* **Recorded data**:
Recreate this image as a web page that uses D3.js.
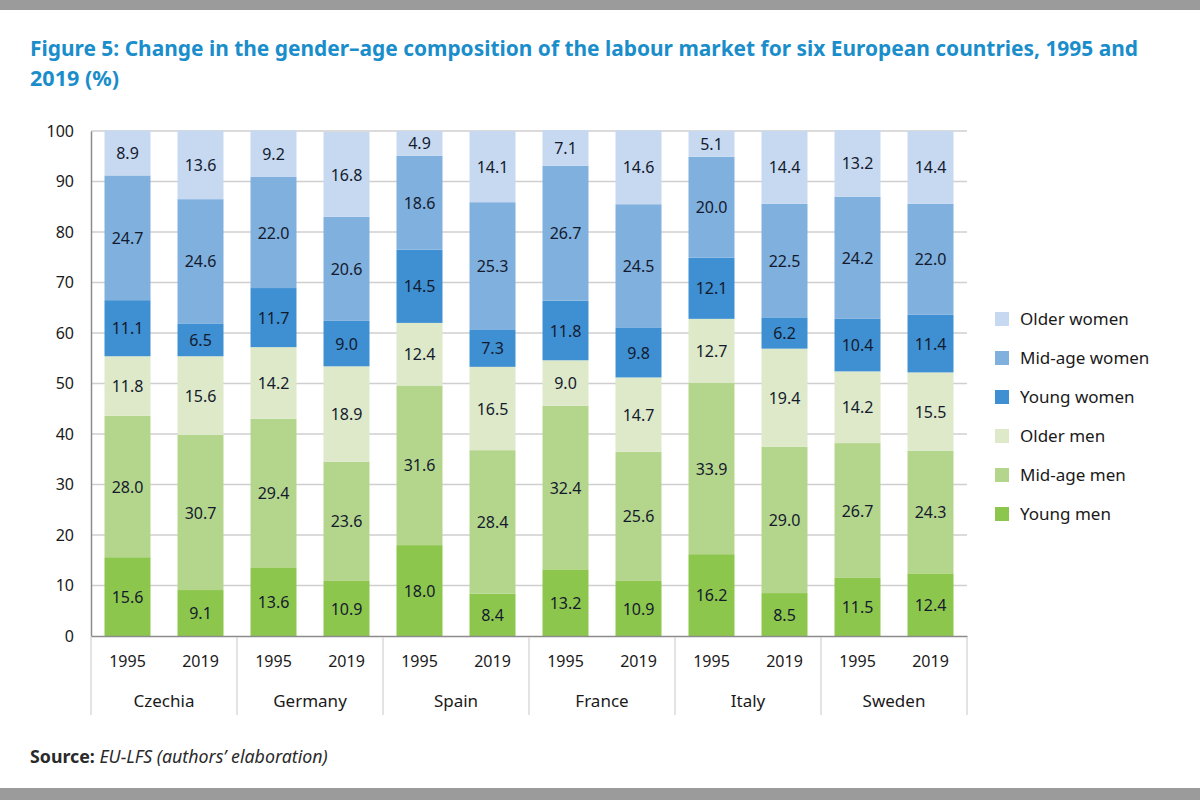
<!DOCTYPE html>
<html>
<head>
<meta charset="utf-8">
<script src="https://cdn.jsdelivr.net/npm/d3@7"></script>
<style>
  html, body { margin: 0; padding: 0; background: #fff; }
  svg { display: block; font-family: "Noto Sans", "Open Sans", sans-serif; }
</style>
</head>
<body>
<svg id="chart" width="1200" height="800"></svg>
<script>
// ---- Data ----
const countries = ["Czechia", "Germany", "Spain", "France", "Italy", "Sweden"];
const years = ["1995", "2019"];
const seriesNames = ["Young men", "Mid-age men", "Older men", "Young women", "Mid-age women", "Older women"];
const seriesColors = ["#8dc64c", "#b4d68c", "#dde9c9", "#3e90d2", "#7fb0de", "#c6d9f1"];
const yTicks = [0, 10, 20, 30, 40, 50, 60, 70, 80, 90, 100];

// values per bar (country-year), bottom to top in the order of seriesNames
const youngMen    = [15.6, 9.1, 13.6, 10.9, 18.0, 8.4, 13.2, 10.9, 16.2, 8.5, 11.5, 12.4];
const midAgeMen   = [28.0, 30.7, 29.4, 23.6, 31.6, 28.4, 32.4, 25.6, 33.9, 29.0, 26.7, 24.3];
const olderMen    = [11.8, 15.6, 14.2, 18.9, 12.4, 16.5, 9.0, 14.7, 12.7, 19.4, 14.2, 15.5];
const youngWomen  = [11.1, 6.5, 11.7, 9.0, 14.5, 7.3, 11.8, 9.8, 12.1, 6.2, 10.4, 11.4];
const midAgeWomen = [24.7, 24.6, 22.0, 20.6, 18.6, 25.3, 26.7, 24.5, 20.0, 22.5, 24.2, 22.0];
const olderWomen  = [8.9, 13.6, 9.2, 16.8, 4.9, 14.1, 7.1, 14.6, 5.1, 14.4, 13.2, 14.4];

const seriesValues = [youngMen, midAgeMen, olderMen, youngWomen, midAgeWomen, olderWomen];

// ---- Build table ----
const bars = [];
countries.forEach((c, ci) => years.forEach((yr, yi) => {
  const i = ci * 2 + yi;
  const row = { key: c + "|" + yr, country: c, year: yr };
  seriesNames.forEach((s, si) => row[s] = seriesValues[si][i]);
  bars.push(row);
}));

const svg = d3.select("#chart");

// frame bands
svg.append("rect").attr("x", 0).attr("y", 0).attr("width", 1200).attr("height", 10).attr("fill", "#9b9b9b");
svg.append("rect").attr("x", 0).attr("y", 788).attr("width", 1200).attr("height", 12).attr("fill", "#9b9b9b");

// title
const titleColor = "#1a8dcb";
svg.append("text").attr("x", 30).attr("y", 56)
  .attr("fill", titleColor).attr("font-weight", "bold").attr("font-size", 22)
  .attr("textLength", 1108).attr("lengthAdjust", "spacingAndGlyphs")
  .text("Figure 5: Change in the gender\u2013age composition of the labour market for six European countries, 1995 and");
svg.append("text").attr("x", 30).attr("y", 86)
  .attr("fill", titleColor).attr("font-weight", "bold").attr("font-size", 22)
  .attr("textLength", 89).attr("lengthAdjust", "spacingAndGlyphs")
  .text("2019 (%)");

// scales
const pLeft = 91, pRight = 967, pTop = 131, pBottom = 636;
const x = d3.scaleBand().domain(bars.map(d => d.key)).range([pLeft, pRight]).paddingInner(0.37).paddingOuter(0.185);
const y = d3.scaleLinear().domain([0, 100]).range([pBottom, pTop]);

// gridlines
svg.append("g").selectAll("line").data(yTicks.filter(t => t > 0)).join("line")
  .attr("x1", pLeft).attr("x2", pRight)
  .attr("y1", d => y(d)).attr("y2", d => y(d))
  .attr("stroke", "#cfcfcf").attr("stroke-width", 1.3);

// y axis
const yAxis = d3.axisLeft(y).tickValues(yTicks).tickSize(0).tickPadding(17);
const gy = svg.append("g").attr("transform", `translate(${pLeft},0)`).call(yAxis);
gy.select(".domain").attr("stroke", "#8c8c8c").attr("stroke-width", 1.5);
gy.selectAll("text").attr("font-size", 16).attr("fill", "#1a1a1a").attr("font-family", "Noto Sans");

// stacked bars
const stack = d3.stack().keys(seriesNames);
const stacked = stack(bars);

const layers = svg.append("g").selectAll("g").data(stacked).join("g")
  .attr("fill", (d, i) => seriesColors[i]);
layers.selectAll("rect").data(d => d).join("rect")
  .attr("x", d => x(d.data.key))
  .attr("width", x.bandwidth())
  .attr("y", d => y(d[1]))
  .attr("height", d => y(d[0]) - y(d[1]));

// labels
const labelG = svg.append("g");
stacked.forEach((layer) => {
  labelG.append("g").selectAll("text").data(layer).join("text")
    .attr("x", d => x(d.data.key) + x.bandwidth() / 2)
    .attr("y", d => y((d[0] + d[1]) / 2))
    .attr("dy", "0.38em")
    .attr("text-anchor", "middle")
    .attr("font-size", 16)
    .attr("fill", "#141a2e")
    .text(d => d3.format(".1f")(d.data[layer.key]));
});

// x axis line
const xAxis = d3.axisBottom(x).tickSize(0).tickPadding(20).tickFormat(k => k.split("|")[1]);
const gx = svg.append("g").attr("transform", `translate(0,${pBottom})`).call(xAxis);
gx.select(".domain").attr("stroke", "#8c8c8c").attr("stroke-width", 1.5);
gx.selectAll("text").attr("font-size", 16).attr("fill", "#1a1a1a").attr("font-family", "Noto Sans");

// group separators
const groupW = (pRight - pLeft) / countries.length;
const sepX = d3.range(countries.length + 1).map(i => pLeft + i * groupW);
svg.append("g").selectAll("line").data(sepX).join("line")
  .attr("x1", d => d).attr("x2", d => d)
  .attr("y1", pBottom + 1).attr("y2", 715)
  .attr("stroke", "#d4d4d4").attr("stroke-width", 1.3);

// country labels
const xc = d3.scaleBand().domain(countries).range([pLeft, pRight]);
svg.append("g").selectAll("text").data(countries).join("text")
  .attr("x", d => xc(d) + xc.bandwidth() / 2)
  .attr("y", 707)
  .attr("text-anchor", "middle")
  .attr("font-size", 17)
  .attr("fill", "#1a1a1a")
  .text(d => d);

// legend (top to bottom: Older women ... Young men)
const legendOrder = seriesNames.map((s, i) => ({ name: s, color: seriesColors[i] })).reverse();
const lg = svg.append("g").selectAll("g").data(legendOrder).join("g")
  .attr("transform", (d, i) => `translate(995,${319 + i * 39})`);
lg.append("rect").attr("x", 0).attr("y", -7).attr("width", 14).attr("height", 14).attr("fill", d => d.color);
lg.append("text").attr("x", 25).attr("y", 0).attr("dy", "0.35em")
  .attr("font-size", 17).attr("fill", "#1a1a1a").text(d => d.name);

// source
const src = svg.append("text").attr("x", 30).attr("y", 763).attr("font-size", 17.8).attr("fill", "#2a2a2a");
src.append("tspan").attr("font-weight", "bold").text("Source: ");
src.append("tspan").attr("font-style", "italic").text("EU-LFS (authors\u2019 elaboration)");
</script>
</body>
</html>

* **Written instruction**:
Could the lines from the top of the material through the line with "80, 90, 100];" be repeated exactly, pictures left out?

* **Output for this task**:
Recreate this image as a web page that uses D3.js.
<!DOCTYPE html>
<html>
<head>
<meta charset="utf-8">
<script src="https://cdn.jsdelivr.net/npm/d3@7"></script>
<style>
  html, body { margin: 0; padding: 0; background: #fff; }
  svg { display: block; font-family: "Noto Sans", "Open Sans", sans-serif; }
</style>
</head>
<body>
<svg id="chart" width="1200" height="800"></svg>
<script>
// ---- Data ----
const countries = ["Czechia", "Germany", "Spain", "France", "Italy", "Sweden"];
const years = ["1995", "2019"];
const seriesNames = ["Young men", "Mid-age men", "Older men", "Young women", "Mid-age women", "Older women"];
const seriesColors = ["#8dc64c", "#b4d68c", "#dde9c9", "#3e90d2", "#7fb0de", "#c6d9f1"];
const yTicks = [0, 10, 20, 30, 40, 50, 60, 70, 80, 90, 100];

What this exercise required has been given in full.